---------- Material provided ----------

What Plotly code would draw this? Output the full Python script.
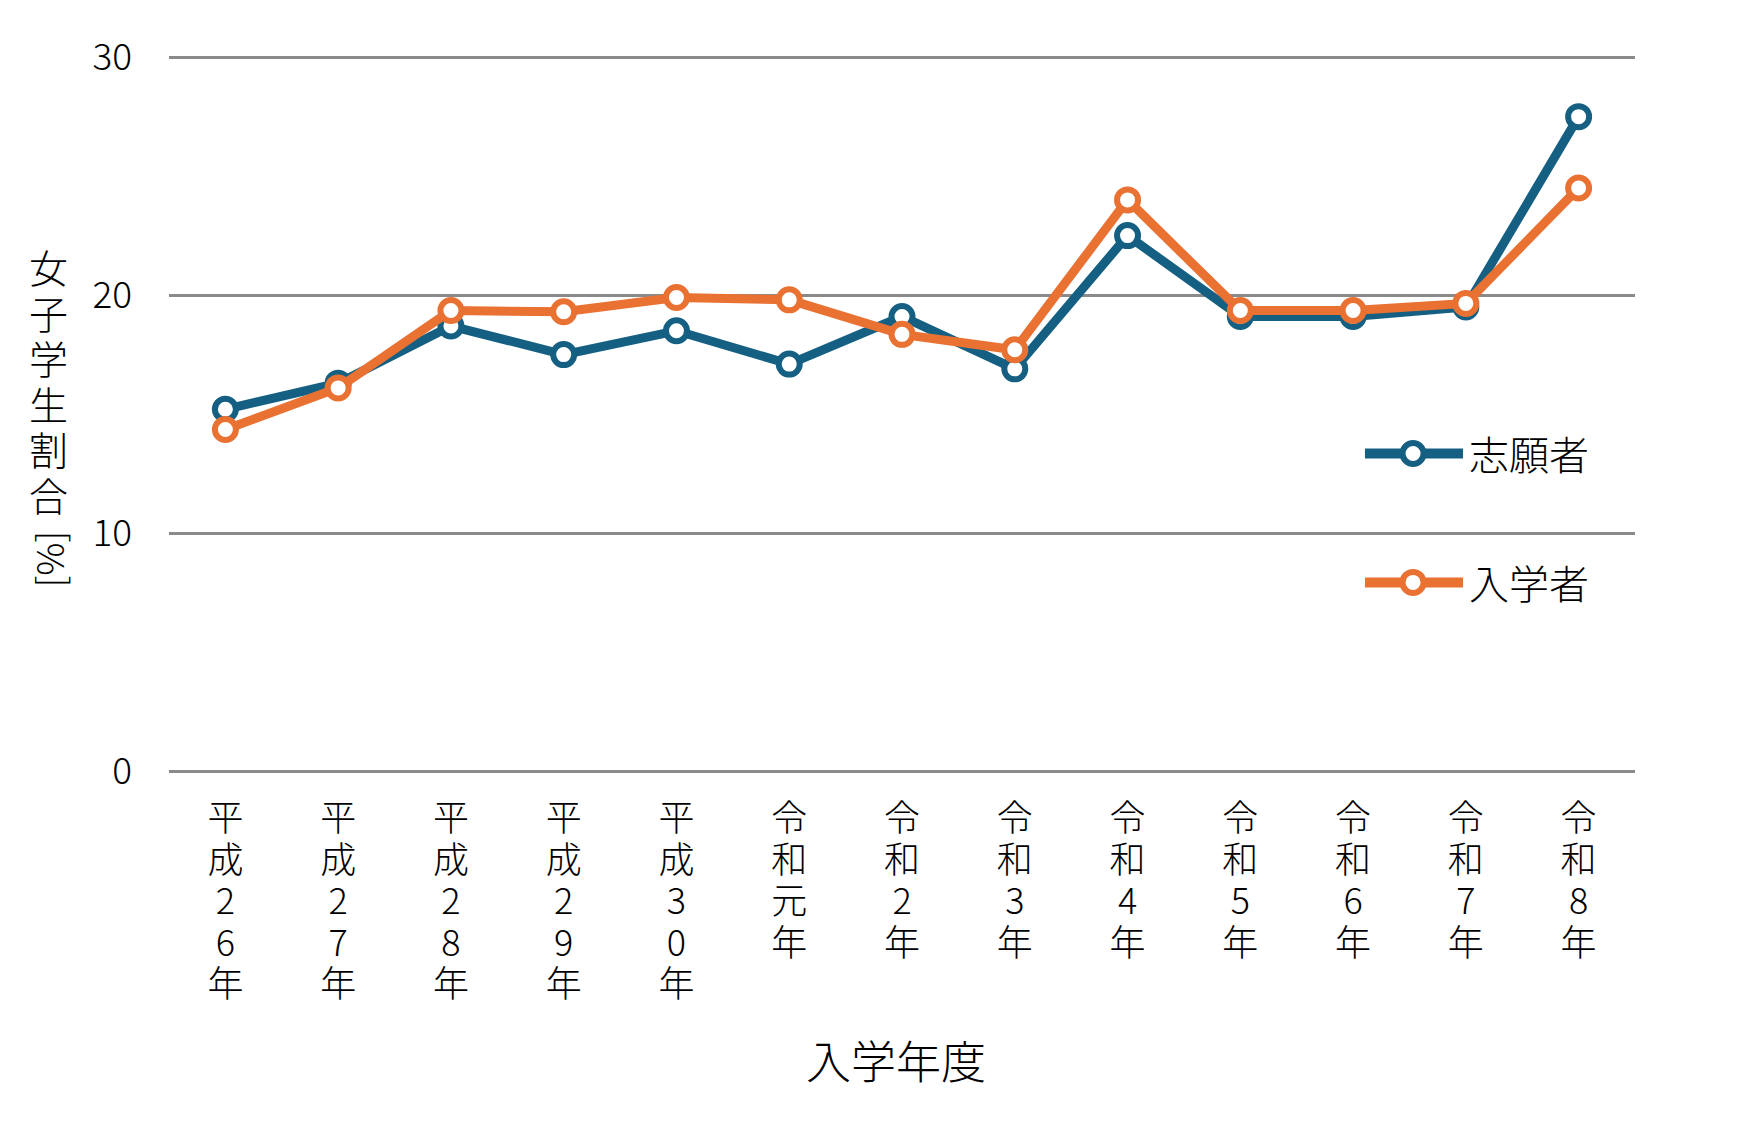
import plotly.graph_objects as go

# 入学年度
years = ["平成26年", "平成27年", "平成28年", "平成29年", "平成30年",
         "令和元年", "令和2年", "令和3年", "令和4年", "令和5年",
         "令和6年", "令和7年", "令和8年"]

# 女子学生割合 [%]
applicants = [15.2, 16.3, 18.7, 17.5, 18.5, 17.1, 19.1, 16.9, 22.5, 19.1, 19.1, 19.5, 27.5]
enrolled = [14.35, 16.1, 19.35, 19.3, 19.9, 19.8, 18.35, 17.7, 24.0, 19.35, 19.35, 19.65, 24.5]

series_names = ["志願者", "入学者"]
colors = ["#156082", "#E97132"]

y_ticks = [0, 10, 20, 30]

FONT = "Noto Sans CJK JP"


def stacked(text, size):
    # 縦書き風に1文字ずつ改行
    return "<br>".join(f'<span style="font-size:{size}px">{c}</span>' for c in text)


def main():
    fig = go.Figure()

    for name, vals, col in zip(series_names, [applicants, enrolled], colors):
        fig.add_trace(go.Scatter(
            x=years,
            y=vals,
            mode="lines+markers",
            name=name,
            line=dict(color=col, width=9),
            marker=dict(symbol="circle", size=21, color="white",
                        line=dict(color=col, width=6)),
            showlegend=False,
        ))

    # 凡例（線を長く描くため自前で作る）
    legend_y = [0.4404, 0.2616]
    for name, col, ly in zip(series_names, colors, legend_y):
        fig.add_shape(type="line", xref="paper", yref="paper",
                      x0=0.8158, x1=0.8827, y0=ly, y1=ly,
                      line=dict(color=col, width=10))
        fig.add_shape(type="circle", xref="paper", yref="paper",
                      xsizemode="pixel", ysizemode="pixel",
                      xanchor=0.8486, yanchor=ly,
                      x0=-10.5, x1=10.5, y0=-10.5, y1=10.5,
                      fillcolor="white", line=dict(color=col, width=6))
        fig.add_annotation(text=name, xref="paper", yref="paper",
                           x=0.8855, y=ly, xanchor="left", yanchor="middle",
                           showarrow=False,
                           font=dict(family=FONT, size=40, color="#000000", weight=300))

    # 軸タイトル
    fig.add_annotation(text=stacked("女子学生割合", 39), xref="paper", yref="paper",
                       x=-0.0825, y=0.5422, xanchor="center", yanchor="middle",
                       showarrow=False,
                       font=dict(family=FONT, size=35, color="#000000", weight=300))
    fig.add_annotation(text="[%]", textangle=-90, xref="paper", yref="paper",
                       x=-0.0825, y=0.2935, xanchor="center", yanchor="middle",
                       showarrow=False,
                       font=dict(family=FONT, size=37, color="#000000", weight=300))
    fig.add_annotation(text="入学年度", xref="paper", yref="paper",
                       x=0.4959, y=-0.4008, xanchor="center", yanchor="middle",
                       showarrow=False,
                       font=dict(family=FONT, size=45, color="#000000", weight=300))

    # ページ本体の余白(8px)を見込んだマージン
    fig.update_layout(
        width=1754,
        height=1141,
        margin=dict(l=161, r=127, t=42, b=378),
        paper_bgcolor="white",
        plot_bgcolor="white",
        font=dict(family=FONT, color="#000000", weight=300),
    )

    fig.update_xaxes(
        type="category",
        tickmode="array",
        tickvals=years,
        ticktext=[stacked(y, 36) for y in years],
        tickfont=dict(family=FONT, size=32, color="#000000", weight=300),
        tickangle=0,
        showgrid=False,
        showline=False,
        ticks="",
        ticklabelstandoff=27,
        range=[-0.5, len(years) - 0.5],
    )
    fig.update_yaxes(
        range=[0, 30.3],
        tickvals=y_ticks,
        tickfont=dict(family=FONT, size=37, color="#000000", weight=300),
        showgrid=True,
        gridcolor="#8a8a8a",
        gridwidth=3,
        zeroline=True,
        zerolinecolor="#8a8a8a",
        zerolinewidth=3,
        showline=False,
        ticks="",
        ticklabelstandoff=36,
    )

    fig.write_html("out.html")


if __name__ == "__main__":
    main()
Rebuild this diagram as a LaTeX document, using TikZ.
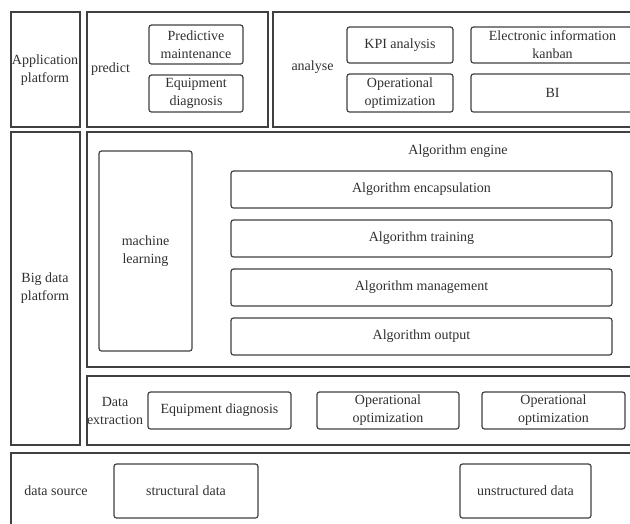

----------

- **Exercise brief**: Pull every line containing "this" from the material above.

- **Completed exercise**:
What Plotly code would draw this? Output the full Python script.
Rebuild this diagram as a LaTeX document, using TikZ.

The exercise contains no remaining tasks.